Now, looking back at that time, I find it hard to believe that I could have been so oblivious to something so obvious. But in most cases, depression sneaks in so gradually that you don’t recognize it, and then it changes you so profoundly that, before you know it, you don’t recognize yourself. It’s disorienting in the most fundamental way. Even your own sense of who you were—who you are at your core—is distorted and suspect.

*   *   *   *   *

Thankfully, anti-depressants have been effective for me, especially paired with a whole lot of self-reflection and a determination to uncover and embrace my truest self (which in many ways I had never done, even back in those pre-depression days when my skin and the world I moved through felt so comfortable).

Now I have a decade’s worth of perspective on that time in my life, and I’m able to see this: If depression is one of the darkest of clouds a human being can try to live beneath, my experience with it has a silver lining.
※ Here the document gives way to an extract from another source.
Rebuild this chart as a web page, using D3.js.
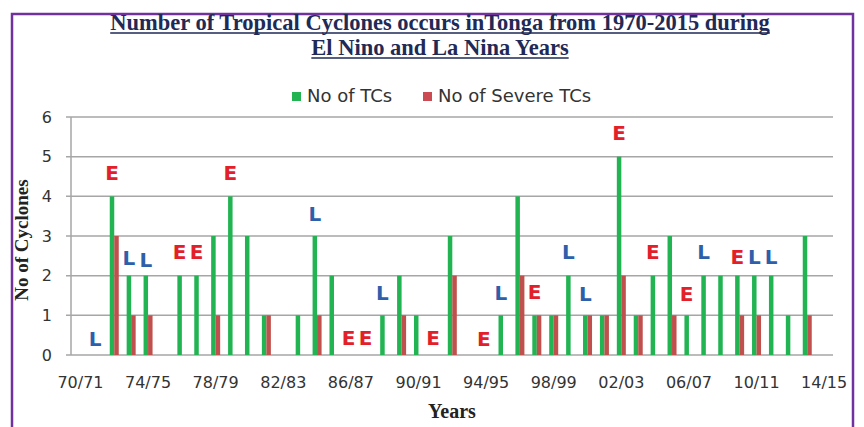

Not only has it allowed me to develop great compassion for others who feel out of place—whether that sense is rooted in depression or in a too-narrow set of societal expectations and norms—but it has also revealed to me what love looks and feels like: a deep desire for wholeness in another. God’s love for me is rooted in his desire for me to live fully as my true self, the person he created me to be. And likewise, that is how I am called to love others, from my husband and teenage daughters to the people in my community who rub me the wrong way: To love them is to long for them to be at home in their skin.